Massucci offered to help him, but only if he told the whole truth.
Trying to put Schweickert at ease, to make him feel understood, the veteran police detective then lied about his own experiences.
"I had my first police shooting over 10 years ago, and I remember that guy like it happened yesterday," he said. "So I know what it is to be a killer, too. All right. Do you know what it is to be a killer? Or do you know what it is to be a witness?"
"Not like this, no," Schweickert insisted.
Massucci began to plead: "What are you holding back from me, Scott? What don't I know that I need to know that you're afraid to put out there … I read people for a living and I'm reading it all over you. What is it? Come on."
There was a long pause. Schweickert wept.
"He … uh .. dismembered the body," Schweickert said.
Lorenzo, he said, used an electric power saw.
"In for a penny, in for a pound," Massucci said, urging Schweickert to continue. "Did you help dismember?"
"He made me help him," Schweickert said. He held the limbs while Lorenzo cut. He helped put the parts in trash bags and dump them in trash bins across the city.

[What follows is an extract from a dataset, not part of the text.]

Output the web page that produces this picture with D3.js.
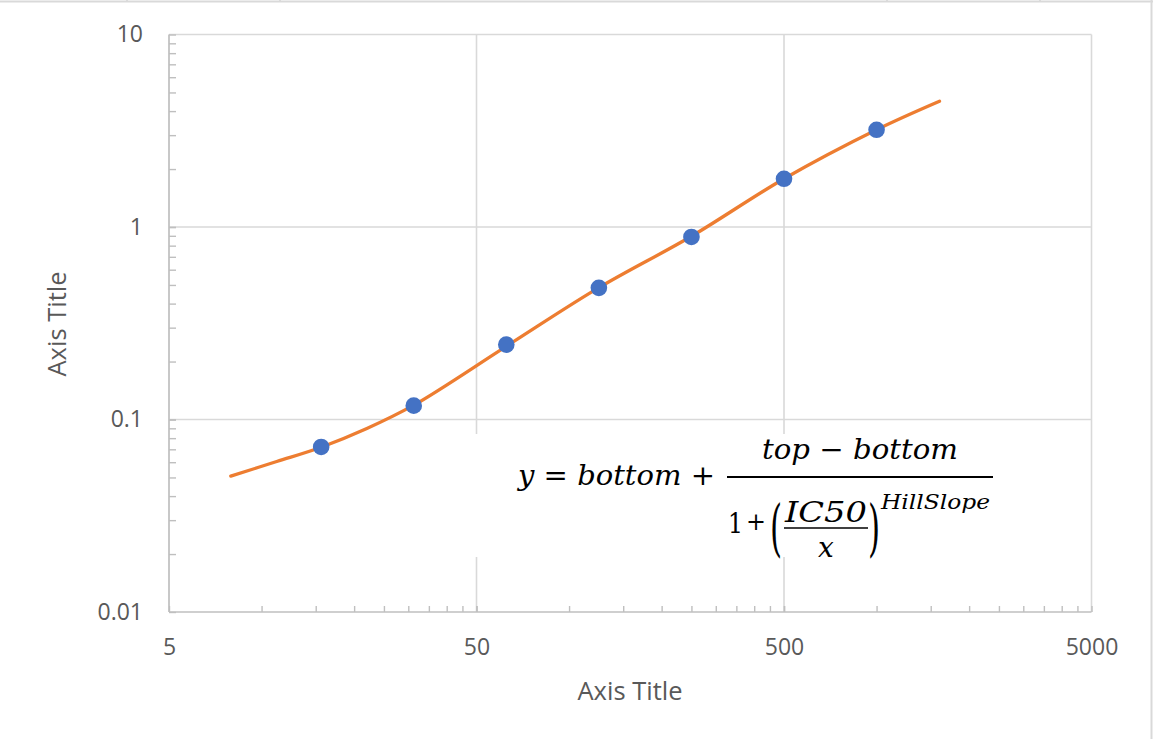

Schweickert said he went home to Orlando after that and was not there when Wachholtz was killed.
"You'd take a polygraph on that?" Massucci said. "I'm just asking."
The investigators questioned more on the details of the dismemberment. Lorenzo had been calm. The sun was just coming up as they drove looking for dumpsters.
'Wouldn't Let Me Go'
Finally, Schweickert admitted he didn't go home that day. He stayed at Lorenzo's house. "He wouldn't let me go," he said. "You know that night, he wanted to go out for another drink and I told him we're not getting anyone. Not bringing anyone back here."
Lorenzo, however, picked up Wachholtz at the bar. Schweickert, Lorenzo and Wachholtz went to Lorenzo's house. Schweickert said he tried to subtly warn Wachholtz away, but that the victim didn't take the hint.
Lorenzo poured drinks and at least an hour later, Wachholtz passed out when Lorenzo was on top of him, Schweickert said.
Schweickert said he checked Wachholtz's eyes. "They were dilated, huge as saucers," he said. "I knew he was dead."